start MATERIAL PROVIDED

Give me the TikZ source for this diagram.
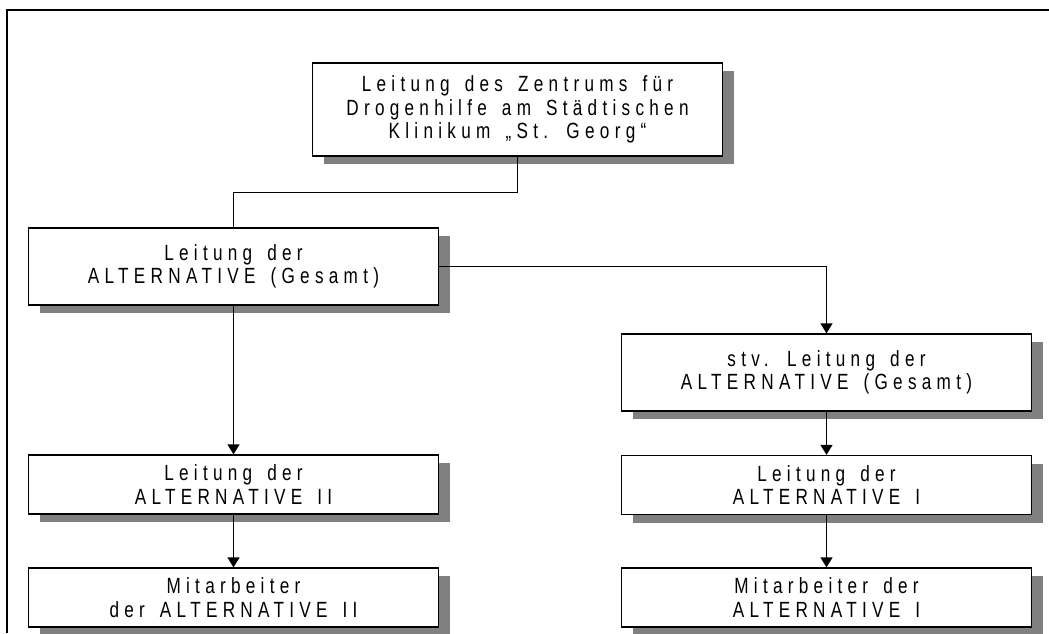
\documentclass[tikz,border=0pt]{standalone}
\usepackage{fontspec}
\newfontfamily\orgfont[LetterSpace=24,WordSpace=1.5,FakeStretch=0.78]{Liberation Sans}
\usetikzlibrary{arrows.meta,shadows}

\begin{document}
\begin{tikzpicture}
  [x=1pt,y=-1pt,>={Triangle[width=12pt,length=10pt]},
   orgbox/.style={rectangle,draw,line width=1.3pt,fill=white,
     minimum width=410pt,align=center,inner sep=0pt,
     font=\orgfont\fontsize{22}{23.5}\selectfont,
     drop shadow={shadow xshift=11pt,shadow yshift=-8pt,fill=black!50,opacity=1}}]
  \useasboundingbox (0,0) rectangle (1049,633);
  \draw[line width=1.8pt] (1049,10) -- (7,10) -- (7,633);

  \node[orgbox,minimum height=93pt] (zentrum) at (517.5,109.5)
    {Leitung des Zentrums für\\Drogenhilfe am Städtischen\\Klinikum „St. Georg“};
  \node[orgbox,minimum height=77pt] (gesamt) at (233.5,266.5)
    {Leitung der\\ALTERNATIVE (Gesamt)};
  \node[orgbox,minimum height=77pt] (stv) at (826.5,372.5)
    {stv. Leitung der\\ALTERNATIVE (Gesamt)};
  \node[orgbox,minimum height=59pt] (alt2) at (233.5,484.5)
    {Leitung der\\ALTERNATIVE II};
  \node[orgbox,minimum height=59pt] (alt1) at (826.5,485)
    {Leitung der\\ALTERNATIVE I};
  \node[orgbox,minimum height=59pt] (mit2) at (233.5,597.5)
    {Mitarbeiter\\der ALTERNATIVE II};
  \node[orgbox,minimum height=59pt] (mit1) at (826.5,597.5)
    {Mitarbeiter der\\ALTERNATIVE I};

  \draw[line width=1.3pt] (zentrum.south) -- ++(0,36) -| (gesamt.north);
  \path[->,draw,line width=1.3pt]
        (gesamt.east) -| (stv.north)
        (gesamt) edge (alt2)
        (stv) edge (alt1)
        (alt2) edge (mit2)
        (alt1) edge (mit1);
\end{tikzpicture}
\end{document}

end MATERIAL PROVIDED

> SET PROBLEM
All of the data above should be transcribed verbatim, with pictures omitted.

> SOLUTION BELOW
Give me the TikZ source for this diagram.
\documentclass[tikz,border=0pt]{standalone}
\usepackage{fontspec}
\newfontfamily\orgfont[LetterSpace=24,WordSpace=1.5,FakeStretch=0.78]{Liberation Sans}
\usetikzlibrary{arrows.meta,shadows}

\begin{document}
\begin{tikzpicture}
  [x=1pt,y=-1pt,>={Triangle[width=12pt,length=10pt]},
   orgbox/.style={rectangle,draw,line width=1.3pt,fill=white,
     minimum width=410pt,align=center,inner sep=0pt,
     font=\orgfont\fontsize{22}{23.5}\selectfont,
     drop shadow={shadow xshift=11pt,shadow yshift=-8pt,fill=black!50,opacity=1}}]
  \useasboundingbox (0,0) rectangle (1049,633);
  \draw[line width=1.8pt] (1049,10) -- (7,10) -- (7,633);

  \node[orgbox,minimum height=93pt] (zentrum) at (517.5,109.5)
    {Leitung des Zentrums für\\Drogenhilfe am Städtischen\\Klinikum „St. Georg“};
  \node[orgbox,minimum height=77pt] (gesamt) at (233.5,266.5)
    {Leitung der\\ALTERNATIVE (Gesamt)};
  \node[orgbox,minimum height=77pt] (stv) at (826.5,372.5)
    {stv. Leitung der\\ALTERNATIVE (Gesamt)};
  \node[orgbox,minimum height=59pt] (alt2) at (233.5,484.5)
    {Leitung der\\ALTERNATIVE II};
  \node[orgbox,minimum height=59pt] (alt1) at (826.5,485)
    {Leitung der\\ALTERNATIVE I};
  \node[orgbox,minimum height=59pt] (mit2) at (233.5,597.5)
    {Mitarbeiter\\der ALTERNATIVE II};
  \node[orgbox,minimum height=59pt] (mit1) at (826.5,597.5)
    {Mitarbeiter der\\ALTERNATIVE I};

  \draw[line width=1.3pt] (zentrum.south) -- ++(0,36) -| (gesamt.north);
  \path[->,draw,line width=1.3pt]
        (gesamt.east) -| (stv.north)
        (gesamt) edge (alt2)
        (stv) edge (alt1)
        (alt2) edge (mit2)
        (alt1) edge (mit1);
\end{tikzpicture}
\end{document}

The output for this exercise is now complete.